Start DATA PROVIDED
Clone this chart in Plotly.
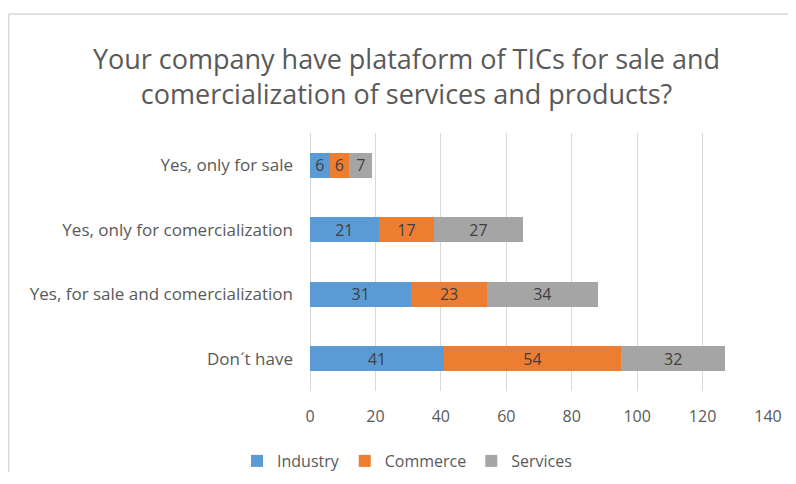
import plotly.graph_objects as go

categories = ["Yes, only for sale", "Yes, only for comercialization",
              "Yes, for sale and comercialization", "Don´t have"]
industry = [6, 21, 31, 41]
commerce = [6, 17, 23, 54]
services = [7, 27, 34, 32]
series_names = ["Industry", "Commerce", "Services"]
colors = ["#5B9BD5", "#ED7D31", "#A5A5A5"]
x_ticks = [0, 20, 40, 60, 80, 100, 120, 140]

FONT = "Open Sans"
fig = go.Figure()
for name, vals, col in zip(series_names, [industry, commerce, services], colors):
    fig.add_trace(go.Bar(
        y=categories, x=vals, name=name, orientation="h",
        marker=dict(color=col, line=dict(width=0)),
        text=[str(v) for v in vals], textposition="inside",
        insidetextanchor="middle", textangle=0,
        textfont=dict(color="#404040", size=16, family=FONT),
    ))

# page body has an 8px margin, so the figure sits at (8, 8) in the window
W, H = 780, 464
L, T = 302, 125
R = W - (768 - 8)
B = H - (391 - 8)
pw = W - L - R
ph = H - T - B

border = dict(color="#D9D9D9", width=1.5)
fig.update_layout(
    width=W, height=H, barmode="stack", bargap=0.61,
    margin=dict(l=L, r=R, t=T, b=B, pad=0, autoexpand=False),
    paper_bgcolor="white", plot_bgcolor="white",
    font=dict(family=FONT, color="#595959", size=16),
    uniformtext=dict(minsize=16, mode="show"),
    title=dict(
        text="Your company have plataform of TICs for sale and<br>comercialization of services and products?",
        x=398.5 / W, xref="container", xanchor="center",
        y=1 - 61 / H, yref="container", yanchor="middle",
        font=dict(size=27, color="#595959", family=FONT),
    ),
    xaxis=dict(range=[0, 140], tickvals=x_ticks, showgrid=True, gridcolor="#D9D9D9",
               gridwidth=1, zeroline=True, zerolinecolor="#D9D9D9", zerolinewidth=1,
               showline=False, ticks="", tickfont=dict(size=16, color="#595959"),
               ticklabelstandoff=14, fixedrange=True, automargin=False),
    yaxis=dict(categoryorder="array", categoryarray=categories[::-1],
               showgrid=False, zeroline=False, showline=False, ticks="",
               tickfont=dict(size=17, color="#595959"), ticklabelstandoff=16,
               fixedrange=True, automargin=False),
    legend=dict(orientation="h", x=399 / W, xref="container", xanchor="center",
                y=1 - 453 / H, yref="container", yanchor="middle",
                font=dict(size=16, color="#595959"), traceorder="normal",
                itemwidth=30),
    shapes=[
        dict(type="line", xref="paper", yref="paper",
             x0=(0.75 - L) / pw, x1=(W + 30 - L) / pw,
             y0=(H - B - 6) / ph, y1=(H - B - 6) / ph, line=border, layer="below"),
        dict(type="line", xref="paper", yref="paper",
             x0=(0.75 - L) / pw, x1=(0.75 - L) / pw,
             y0=(H - B - 6) / ph, y1=-(B + 30) / ph, line=border, layer="below"),
    ],
)

fig.write_html("out.html")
End DATA PROVIDED
### [WRITTEN PROBLEM]
Take the lines from the start of the material to the line with "import plotly.graph_objects as go", both included, and transcribe them exactly without the pictures.

### [SOLUTION TO THIS EXERCISE]
Clone this chart in Plotly.
import plotly.graph_objects as go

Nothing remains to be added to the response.